▸ SUPPLIED DATA
·····

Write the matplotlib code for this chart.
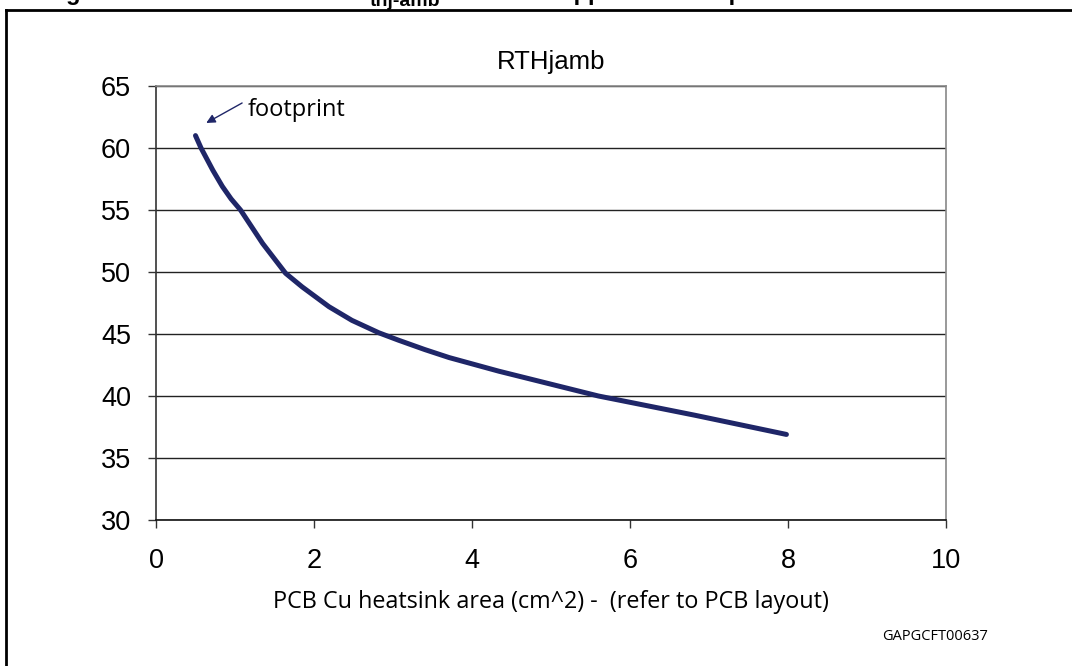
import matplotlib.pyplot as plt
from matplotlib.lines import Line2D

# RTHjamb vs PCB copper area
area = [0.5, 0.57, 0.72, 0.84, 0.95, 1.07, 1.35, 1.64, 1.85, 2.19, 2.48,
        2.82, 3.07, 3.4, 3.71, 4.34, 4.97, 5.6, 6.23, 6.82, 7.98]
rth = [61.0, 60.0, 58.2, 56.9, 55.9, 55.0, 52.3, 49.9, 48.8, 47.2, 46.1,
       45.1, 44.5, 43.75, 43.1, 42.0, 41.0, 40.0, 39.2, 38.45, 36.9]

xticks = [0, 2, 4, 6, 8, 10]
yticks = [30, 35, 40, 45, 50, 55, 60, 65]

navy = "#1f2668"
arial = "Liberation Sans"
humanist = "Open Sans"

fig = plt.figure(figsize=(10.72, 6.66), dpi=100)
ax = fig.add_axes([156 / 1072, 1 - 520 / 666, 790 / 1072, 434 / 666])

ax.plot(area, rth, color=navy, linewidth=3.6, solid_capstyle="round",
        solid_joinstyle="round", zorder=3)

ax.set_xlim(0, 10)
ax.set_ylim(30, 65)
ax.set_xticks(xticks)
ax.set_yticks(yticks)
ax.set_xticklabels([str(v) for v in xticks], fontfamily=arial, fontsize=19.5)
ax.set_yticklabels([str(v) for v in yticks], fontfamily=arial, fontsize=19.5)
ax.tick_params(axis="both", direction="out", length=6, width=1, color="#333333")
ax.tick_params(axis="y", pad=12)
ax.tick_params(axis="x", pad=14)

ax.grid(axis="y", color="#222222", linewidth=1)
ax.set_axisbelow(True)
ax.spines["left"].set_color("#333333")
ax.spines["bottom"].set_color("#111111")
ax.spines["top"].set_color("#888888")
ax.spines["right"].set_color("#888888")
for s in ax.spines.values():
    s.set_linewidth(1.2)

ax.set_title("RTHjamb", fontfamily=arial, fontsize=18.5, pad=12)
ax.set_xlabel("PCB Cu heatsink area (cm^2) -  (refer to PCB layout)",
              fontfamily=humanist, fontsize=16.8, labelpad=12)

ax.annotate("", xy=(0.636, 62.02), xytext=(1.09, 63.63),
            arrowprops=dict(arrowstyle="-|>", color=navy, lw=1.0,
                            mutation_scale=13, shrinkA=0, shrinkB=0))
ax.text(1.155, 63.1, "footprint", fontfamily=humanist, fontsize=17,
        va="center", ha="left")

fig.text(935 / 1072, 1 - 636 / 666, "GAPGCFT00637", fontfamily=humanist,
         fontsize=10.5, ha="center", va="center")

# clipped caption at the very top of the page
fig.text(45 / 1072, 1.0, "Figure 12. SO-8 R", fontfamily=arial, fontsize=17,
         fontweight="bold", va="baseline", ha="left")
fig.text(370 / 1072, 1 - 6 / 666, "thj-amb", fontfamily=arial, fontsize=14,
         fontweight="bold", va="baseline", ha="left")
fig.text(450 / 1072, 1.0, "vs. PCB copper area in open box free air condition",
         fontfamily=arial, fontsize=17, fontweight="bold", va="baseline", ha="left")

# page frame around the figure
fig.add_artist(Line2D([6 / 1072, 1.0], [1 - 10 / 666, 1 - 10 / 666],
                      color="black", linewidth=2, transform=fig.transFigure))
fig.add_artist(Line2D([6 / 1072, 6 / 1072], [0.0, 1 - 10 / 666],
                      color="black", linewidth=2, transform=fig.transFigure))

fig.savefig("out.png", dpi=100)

·····

▸ EXERCISE PROMPT
Pictures are excluded: retype only the lines from the beginning of the listing above through the line with "from matplotlib.lines import Line2D", both included.

▸ THE SOLUTION
Write the matplotlib code for this chart.
import matplotlib.pyplot as plt
from matplotlib.lines import Line2D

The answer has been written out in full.